* Start *
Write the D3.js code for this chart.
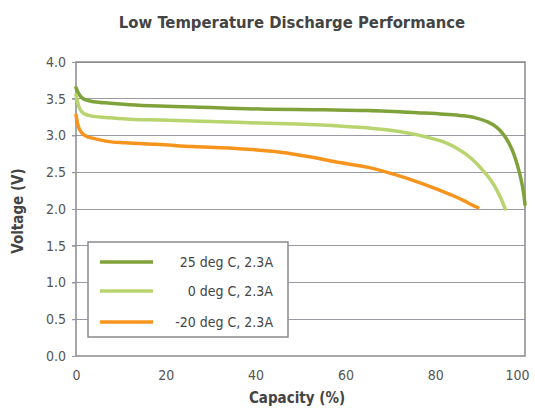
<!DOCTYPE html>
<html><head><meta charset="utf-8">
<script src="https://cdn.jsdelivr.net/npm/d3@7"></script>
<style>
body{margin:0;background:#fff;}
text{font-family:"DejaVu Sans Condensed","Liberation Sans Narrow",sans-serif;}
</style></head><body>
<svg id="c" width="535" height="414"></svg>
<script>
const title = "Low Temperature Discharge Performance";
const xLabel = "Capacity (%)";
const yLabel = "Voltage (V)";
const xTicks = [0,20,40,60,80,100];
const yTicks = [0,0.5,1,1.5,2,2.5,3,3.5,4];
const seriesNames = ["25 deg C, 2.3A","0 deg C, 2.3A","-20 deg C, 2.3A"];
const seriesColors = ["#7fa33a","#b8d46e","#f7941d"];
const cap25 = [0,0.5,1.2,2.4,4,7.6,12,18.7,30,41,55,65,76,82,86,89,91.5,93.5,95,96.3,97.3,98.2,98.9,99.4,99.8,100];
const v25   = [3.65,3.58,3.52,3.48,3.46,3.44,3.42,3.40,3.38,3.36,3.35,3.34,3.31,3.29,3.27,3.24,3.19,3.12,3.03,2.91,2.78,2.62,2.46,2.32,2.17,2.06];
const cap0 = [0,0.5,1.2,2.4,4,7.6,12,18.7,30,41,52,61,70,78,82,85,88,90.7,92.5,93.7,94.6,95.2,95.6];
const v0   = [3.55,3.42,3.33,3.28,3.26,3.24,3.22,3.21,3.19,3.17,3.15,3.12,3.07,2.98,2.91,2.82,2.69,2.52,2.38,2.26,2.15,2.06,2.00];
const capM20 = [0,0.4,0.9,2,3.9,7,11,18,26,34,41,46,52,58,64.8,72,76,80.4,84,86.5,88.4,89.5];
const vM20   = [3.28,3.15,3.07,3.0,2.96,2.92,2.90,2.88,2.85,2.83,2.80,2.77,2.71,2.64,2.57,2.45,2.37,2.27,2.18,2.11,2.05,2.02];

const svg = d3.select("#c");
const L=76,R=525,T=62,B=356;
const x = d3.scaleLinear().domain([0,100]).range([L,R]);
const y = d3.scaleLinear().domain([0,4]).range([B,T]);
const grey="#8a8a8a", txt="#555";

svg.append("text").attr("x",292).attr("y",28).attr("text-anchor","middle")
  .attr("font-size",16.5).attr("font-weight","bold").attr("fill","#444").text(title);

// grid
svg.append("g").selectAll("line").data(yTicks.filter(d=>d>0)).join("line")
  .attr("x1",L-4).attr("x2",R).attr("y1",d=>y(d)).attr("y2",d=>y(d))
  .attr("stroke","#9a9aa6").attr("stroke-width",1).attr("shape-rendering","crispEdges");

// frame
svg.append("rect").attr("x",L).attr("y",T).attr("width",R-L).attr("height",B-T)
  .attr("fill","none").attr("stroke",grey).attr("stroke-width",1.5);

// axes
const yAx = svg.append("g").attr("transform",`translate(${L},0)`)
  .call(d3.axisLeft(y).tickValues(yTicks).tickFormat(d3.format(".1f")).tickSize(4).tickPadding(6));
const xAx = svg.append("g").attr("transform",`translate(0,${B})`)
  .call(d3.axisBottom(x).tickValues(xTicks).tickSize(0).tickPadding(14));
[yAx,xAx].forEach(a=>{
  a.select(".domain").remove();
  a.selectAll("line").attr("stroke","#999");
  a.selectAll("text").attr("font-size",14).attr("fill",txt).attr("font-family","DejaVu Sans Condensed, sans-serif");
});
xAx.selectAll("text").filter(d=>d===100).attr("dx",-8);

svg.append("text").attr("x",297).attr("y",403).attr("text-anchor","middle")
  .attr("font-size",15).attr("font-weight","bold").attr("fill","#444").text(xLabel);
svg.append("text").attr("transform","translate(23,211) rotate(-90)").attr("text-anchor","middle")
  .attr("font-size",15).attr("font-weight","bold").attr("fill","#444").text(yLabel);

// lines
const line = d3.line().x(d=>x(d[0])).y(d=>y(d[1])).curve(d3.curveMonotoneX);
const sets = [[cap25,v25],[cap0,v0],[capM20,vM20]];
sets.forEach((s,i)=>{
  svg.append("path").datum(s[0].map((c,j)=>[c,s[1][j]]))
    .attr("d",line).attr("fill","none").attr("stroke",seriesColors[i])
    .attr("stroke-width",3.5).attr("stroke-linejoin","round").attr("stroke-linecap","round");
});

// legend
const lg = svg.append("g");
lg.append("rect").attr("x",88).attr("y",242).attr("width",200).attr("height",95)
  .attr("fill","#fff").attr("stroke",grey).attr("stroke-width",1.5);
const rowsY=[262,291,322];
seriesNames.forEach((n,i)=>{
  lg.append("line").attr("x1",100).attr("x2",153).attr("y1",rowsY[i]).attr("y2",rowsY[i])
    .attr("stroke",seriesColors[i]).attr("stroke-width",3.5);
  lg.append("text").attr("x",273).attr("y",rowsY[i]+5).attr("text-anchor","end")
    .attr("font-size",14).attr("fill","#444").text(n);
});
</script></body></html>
* End *
* Start *
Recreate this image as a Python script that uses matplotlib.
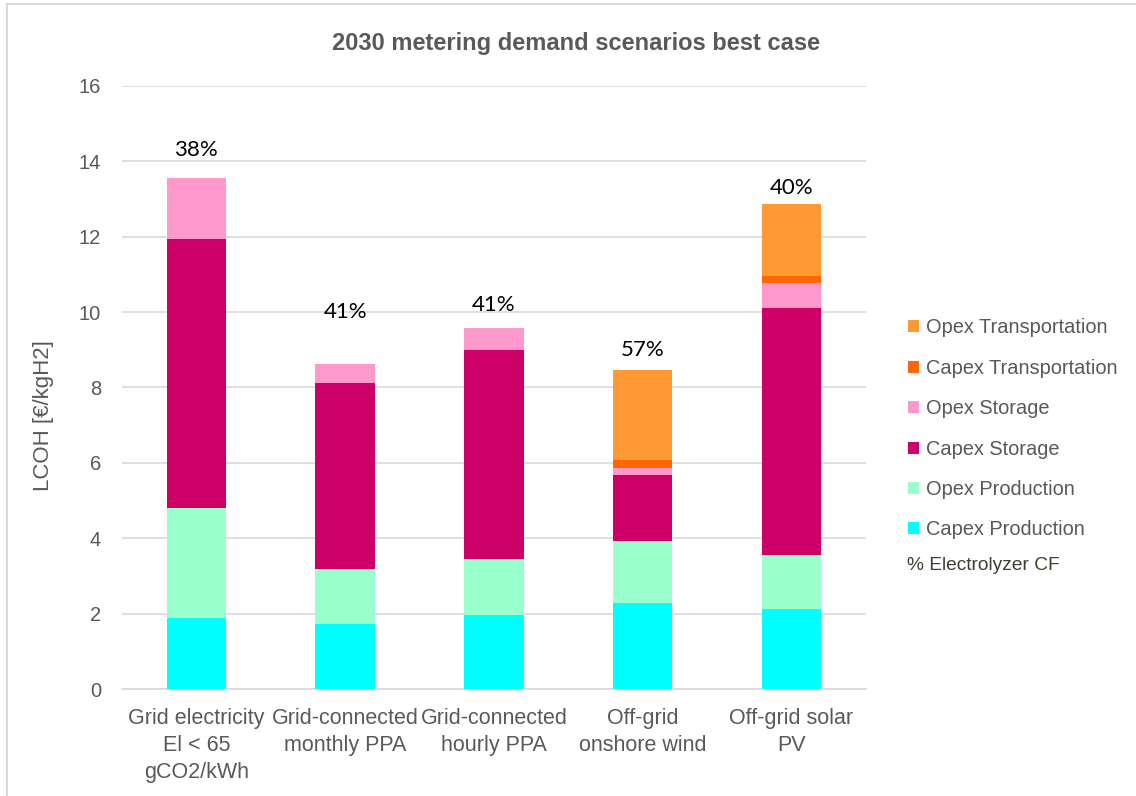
* End *
* Start *
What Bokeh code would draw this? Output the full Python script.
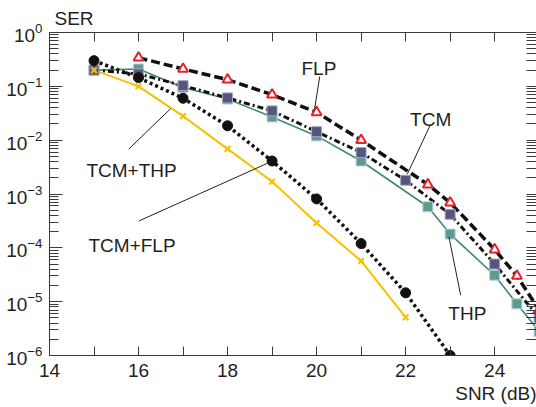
* End *
### WHAT YOU NEED TO DO
Find how many lines in the listing contain the word "script" and give that count alone.

### EXERCISE OUTPUT
5